WRITTEN PROBLEM - Copy every line of the data in which the word "this" occurs.

THE INPUT -
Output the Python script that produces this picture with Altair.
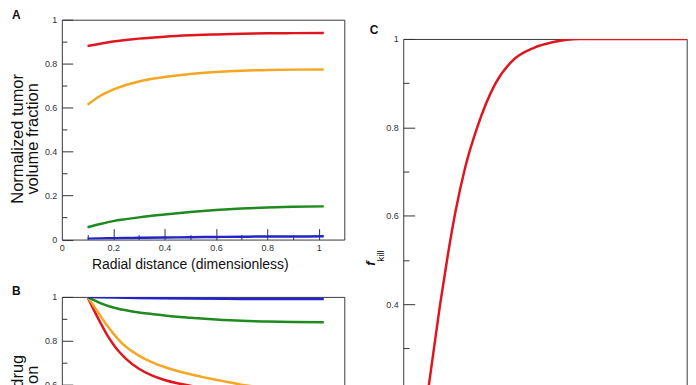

* * *

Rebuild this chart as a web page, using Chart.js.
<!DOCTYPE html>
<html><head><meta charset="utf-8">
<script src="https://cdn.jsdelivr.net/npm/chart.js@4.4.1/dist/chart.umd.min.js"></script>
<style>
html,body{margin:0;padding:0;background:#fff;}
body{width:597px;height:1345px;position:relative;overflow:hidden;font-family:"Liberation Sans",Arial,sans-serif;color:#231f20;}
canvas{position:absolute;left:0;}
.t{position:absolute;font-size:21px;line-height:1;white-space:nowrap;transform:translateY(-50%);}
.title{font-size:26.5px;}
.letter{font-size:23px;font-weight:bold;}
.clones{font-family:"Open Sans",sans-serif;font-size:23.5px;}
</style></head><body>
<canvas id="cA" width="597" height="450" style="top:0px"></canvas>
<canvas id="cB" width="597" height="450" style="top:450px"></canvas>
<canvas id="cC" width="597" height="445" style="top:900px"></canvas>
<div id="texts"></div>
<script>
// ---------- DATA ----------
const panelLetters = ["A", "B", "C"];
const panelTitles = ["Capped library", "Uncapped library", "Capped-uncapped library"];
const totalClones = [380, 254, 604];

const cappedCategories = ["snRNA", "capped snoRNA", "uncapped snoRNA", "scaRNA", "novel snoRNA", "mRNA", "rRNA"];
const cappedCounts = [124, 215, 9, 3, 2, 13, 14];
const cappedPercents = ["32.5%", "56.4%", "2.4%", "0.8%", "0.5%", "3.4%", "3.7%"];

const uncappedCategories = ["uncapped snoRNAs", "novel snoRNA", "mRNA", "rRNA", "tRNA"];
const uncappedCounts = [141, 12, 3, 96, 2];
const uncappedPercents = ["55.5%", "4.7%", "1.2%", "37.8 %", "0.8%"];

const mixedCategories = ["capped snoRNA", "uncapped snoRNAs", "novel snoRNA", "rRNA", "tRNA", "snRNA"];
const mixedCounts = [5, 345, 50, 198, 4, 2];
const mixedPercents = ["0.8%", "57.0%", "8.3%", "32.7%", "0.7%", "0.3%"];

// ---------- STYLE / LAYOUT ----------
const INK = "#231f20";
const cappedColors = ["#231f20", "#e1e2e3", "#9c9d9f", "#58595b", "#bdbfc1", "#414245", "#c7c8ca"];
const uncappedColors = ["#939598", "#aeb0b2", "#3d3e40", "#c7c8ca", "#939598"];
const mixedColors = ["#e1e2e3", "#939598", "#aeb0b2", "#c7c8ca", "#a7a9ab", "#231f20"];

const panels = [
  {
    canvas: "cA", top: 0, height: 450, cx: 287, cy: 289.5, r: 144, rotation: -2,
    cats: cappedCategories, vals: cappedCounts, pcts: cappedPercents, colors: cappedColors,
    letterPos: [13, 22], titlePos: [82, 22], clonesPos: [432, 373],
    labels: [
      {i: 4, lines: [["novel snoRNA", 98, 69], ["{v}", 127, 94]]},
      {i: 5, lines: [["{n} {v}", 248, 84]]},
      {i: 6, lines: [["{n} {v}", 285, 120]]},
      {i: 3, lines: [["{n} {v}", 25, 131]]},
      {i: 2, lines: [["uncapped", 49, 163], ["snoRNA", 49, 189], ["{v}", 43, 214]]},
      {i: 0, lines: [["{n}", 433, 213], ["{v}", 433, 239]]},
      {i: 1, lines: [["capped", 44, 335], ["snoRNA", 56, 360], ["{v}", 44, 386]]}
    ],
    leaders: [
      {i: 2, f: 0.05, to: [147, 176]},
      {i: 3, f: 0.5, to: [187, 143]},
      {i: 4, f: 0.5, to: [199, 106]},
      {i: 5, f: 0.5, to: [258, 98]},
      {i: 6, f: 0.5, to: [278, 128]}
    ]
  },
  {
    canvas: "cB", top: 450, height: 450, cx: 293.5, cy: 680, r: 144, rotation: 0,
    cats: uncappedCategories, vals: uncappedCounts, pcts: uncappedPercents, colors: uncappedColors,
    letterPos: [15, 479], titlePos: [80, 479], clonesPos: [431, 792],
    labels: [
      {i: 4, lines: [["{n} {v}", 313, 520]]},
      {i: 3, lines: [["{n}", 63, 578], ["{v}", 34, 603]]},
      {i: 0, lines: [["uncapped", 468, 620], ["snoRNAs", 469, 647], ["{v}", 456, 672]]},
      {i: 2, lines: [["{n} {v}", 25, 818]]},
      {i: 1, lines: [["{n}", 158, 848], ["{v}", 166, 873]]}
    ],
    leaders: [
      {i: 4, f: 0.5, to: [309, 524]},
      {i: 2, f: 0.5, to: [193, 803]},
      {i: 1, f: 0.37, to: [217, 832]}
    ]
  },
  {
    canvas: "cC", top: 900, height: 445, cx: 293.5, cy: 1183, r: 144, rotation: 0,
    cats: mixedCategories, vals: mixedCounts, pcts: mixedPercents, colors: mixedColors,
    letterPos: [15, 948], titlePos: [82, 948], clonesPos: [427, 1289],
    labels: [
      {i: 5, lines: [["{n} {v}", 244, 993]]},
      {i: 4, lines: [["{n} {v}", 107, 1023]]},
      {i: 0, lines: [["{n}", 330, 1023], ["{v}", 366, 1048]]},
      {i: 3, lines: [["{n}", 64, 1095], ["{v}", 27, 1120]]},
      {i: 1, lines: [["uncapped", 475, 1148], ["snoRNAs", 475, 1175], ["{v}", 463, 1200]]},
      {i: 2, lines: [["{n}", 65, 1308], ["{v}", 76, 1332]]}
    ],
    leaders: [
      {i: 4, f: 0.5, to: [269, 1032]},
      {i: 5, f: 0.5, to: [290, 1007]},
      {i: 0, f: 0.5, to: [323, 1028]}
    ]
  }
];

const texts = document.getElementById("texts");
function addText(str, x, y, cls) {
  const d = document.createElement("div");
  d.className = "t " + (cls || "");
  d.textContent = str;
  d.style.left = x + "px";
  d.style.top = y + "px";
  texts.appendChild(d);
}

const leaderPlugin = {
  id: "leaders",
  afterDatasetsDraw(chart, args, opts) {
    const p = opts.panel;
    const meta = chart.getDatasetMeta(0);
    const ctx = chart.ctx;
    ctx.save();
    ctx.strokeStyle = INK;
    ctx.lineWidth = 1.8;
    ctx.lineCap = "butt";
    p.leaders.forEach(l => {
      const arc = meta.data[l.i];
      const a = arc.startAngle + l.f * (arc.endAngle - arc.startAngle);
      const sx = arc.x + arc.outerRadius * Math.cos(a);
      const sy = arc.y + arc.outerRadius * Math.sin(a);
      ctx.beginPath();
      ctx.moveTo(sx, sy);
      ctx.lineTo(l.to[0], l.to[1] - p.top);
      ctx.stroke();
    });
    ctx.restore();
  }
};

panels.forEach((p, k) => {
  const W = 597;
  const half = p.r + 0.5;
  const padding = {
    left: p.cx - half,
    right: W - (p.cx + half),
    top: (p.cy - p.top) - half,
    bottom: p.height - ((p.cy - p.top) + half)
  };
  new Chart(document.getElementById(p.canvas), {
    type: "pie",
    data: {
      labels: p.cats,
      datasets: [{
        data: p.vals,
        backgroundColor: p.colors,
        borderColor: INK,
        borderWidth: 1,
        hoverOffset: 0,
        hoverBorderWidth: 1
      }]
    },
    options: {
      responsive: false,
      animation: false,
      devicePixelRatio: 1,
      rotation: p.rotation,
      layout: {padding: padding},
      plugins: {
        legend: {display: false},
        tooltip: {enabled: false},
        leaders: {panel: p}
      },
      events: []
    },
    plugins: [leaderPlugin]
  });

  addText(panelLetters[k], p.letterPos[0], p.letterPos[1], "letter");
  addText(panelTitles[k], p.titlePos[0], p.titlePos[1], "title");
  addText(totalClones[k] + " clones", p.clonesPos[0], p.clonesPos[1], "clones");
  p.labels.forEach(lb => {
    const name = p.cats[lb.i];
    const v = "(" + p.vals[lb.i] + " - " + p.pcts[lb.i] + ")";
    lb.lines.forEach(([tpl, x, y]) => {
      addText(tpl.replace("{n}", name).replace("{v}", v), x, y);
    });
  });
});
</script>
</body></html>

SOLVED PROBLEM -
Output the Python script that produces this picture with Altair.
Rebuild this chart as a web page, using Chart.js.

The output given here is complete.